WASHINGTON -- The House will get its chance this week to address -- or again skirt -- one small piece of immigration reform: whether or not to allow undocumented immigrants to join the military.
Rep. Jeff Denham (R-Va.) bucked the GOP leadership on Monday by filing his legislation, the Enlist Act, as an amendment to the National Defense Authorization Act. The Enlist Act would allow some undocumented immigrants to join the military and then, under certain circumstances, obtain a green card. A spokesman for House Majority Leader Eric Cantor (R-Va.) said on Friday that Denham's bill would not be debated as part of the defense spending legislation, but Denham, joined by co-sponsor Rep. Tammy Duckworth (D-Ill.), chose to file it anyway.
Rep.

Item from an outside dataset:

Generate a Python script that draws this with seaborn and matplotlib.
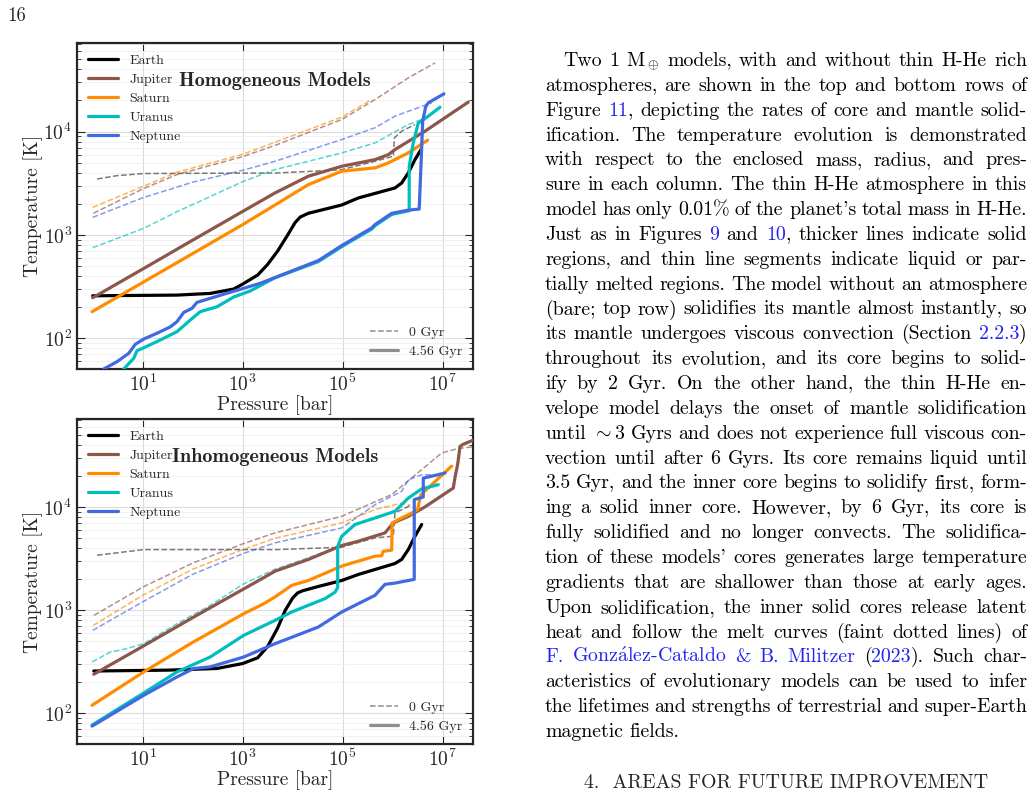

Joaquín Castro (D-Texas) filed a separate amendment that would allow undocumented young people granted the ability to stay and work legally in the U.S. -- often called Dreamers -- to apply to and attend military academies. Under the Deferred Action for Childhood Arrivals policy started in 2012, more than 550,000 undocumented young people have received two years of work authorization and the ability to stay in the country, but they are currently banned from joining military academies.
With immigration reform at a standstill in the House, reform supporters are grasping for smaller-scale measures like those for would-be military service members to address at least part of the problem. Sen. Dick Durbin (D-Ill.) held a field hearing in Chicago on Monday urging Congress to allow Dreamers to enlist. On Tuesday, flanked by undocumented young people who hope to join the military, Denham and Reps. Luis Gutiérrez (D-Ill.) and Mike Coffman (R-Colo.) will make a similar call at a press conference outside the Capitol.
The House Rules Committee will meet Tuesday to consider which amendments to the NDAA will receive floor votes.
Both Denham and Castro are supporters of immigration reform -- the Republican was the first in his party to support a Democrat-led comprehensive bill last year -- but they also argue that their measures are appropriate for the defense spending bill.
"The Enlist Act provides an avenue for those who want to perform the ultimate act of patriotism -- serving their country -- to earn legal status," Denham said in a statement. "As a veteran, I can think of no better way to demonstrate your commitment to our nation."
Castro's amendment could be less contentious because it would not grant green cards, as the Enlist Act would. Castro said in a statement he was inspired to draft the amendment by a Dreamer in his district named Omar Leal, who wants to apply to West Point. Leal attended the State of the Union this year as Castro's guest.
"The administration’s Deferred Action policy allowed many of these Dreamers to live, study, and work in this country without the fear of deportation," Castro said in a statement about his amendment. "However, we must ensure that the doors of opportunity are not closed to them as they strive to get ahead."
Conservative groups such as Heritage Action have fought to kill the Enlist Act. When news came out last week that the bill wouldn't get a vote on the House floor, the group did a metaphorical dance on its grave, but warned that similar measures could be added to the defense spending bill in the Senate.
"Once again we saw the conservative policy position carry the day in the House," Heritage Action spokesman Dan Holler said in a statement on Friday. "The Enlist Act would have had a negative impact on our military and our immigration system. But Americans understand there are no permanent victories in Washington, so they’ll be watching the Senate closely."
Rep. Steve King (R-Iowa) went on a rant on the House floor in April over the idea of undocumented immigrants joining the military and receiving legal status, saying the bill "would put out the advertisement that says, sneak into America, sneak into the military and that's going to be the most expeditious path to American citizenship and the whole smorgasbord of benefits that come from American citizenship."